You know Obamacare is going to be as bad as the VA at their worst - and as comforting as Medicaid... it’ll be a horror. What kind of company (other than lowlife stuff) would want that?
After adjusting for inflation, men who work full-time in America today make less money than men who worked full-time in America 40 years ago.
It is hard to believe, but 62 percent of all Americans make $20 or less an hour at this point.
Nine of the top ten occupations in the U.S. pay an average wage of less than $35,000 a year.
According to one recent study, 40 percent of all Americans could not come up with $2000 right now even if there was a major emergency
Less than one out of every four Americans has enough money put away to cover six months of expenses if there was a job loss or major emergency.
An astounding 56 percent of all Americans have subprime credit in 2014
If a worker doesn't like the health care he/she has for themselves or their families, then that should be the worker's problem ... just like it's the worker's problem if they don't like the neighborhood where they live, the worker's problem if they don't like the car they drive, etc.
That sounds to me like America back in “the good old days.”
THis is why the cronies WANTED obamacare. The goal is to dump healthcare from their compensation calculations.

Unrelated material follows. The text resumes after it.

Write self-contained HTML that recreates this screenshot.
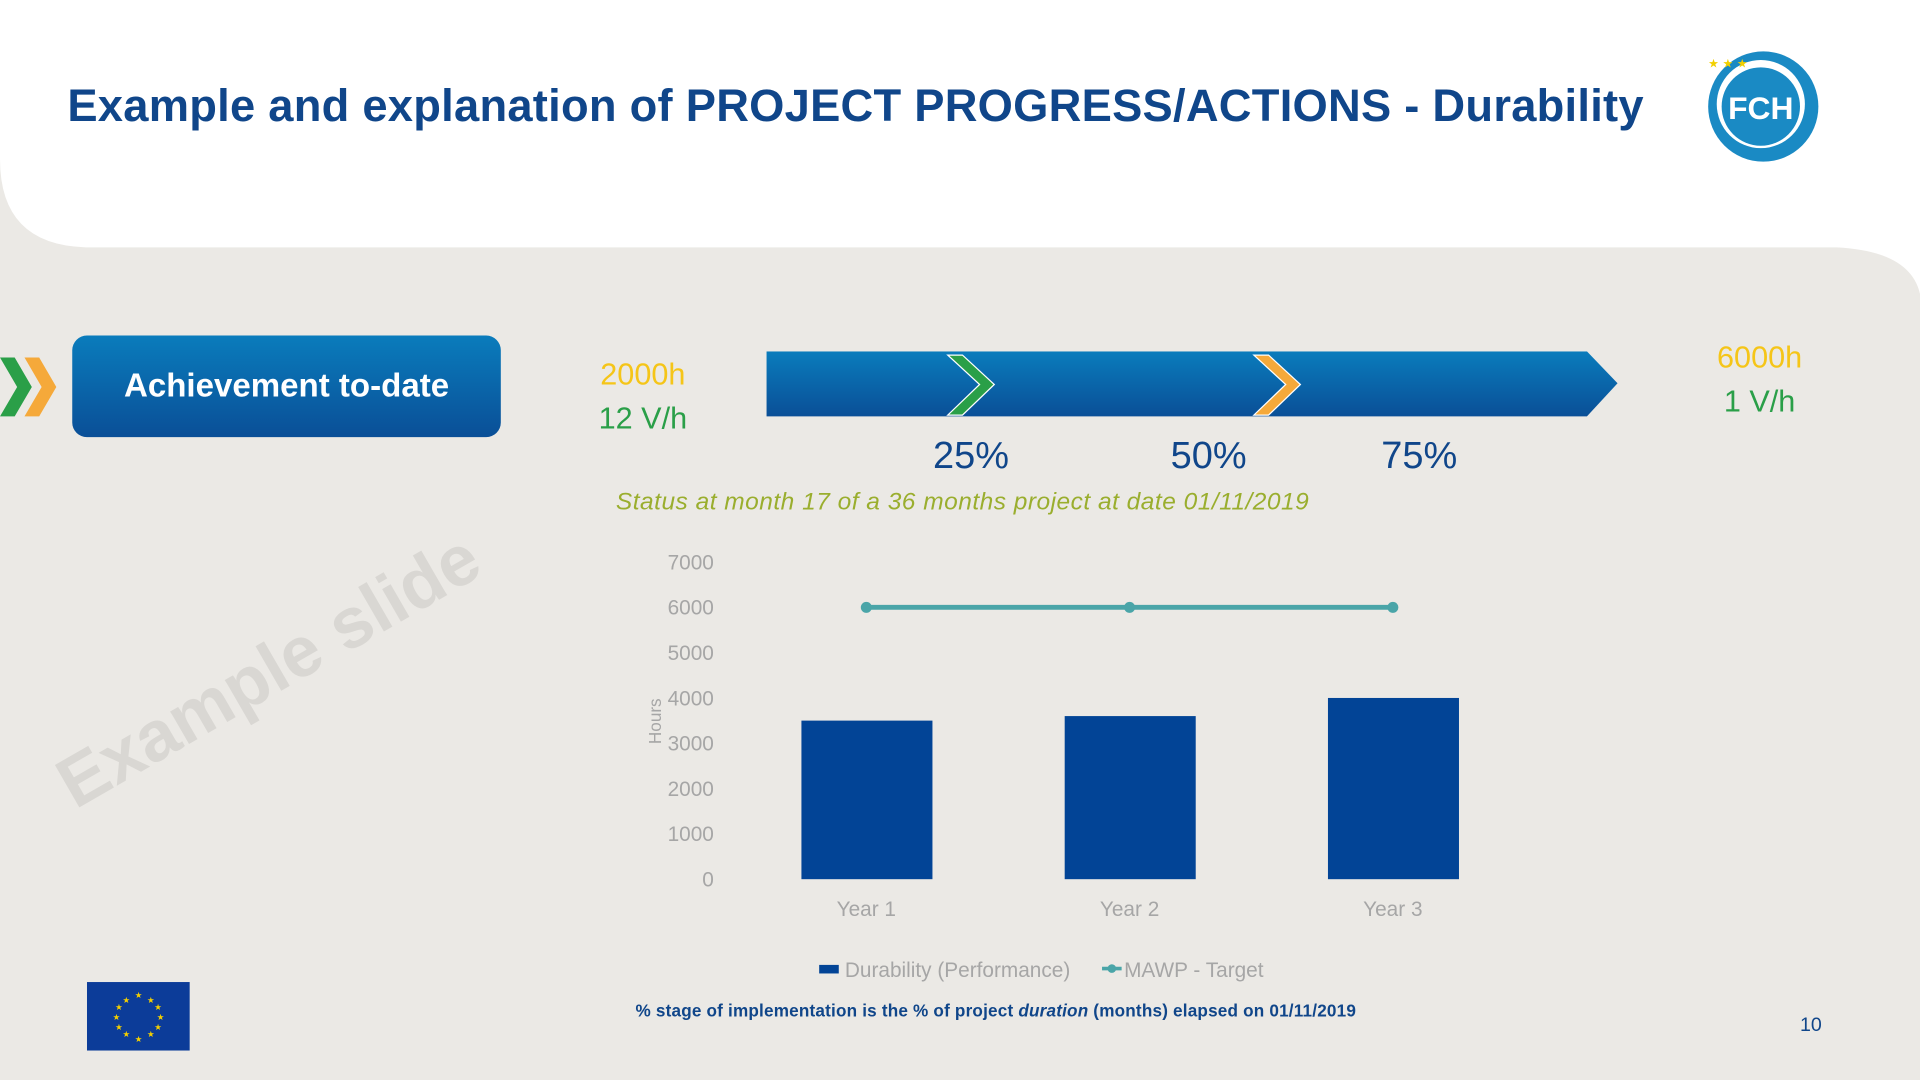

(footnote: crony Bloomberg is in damage control mode today. His reputation is garbage.)
Socialized medicine of Obamacare is about keeping citizens as serfs/slaves/thralls.
Obama the president who brought back slavery.
I believe you’re thinking about companies that hire lots of low wage employees.
Well, yeah. If it wasn't "free" (whatever that means) and untaxed then employer-paid medical insurance never would have existed in the first place. There's never been a compelling reason for employers to be involved in the business of subsidizing medical insurance coverage for their employees. Conservatives should be thrilled with the idea of completely detaching a person's employment from his or her insurance situation. The days of the company town and the dopey paternalism of corporate America should have ended decades ago.
It isn’t a true marketplace in the free market meaning of the word. It’s more like ‘marketplace’ that NPR radio program that twists the free market into a socialist pretzel.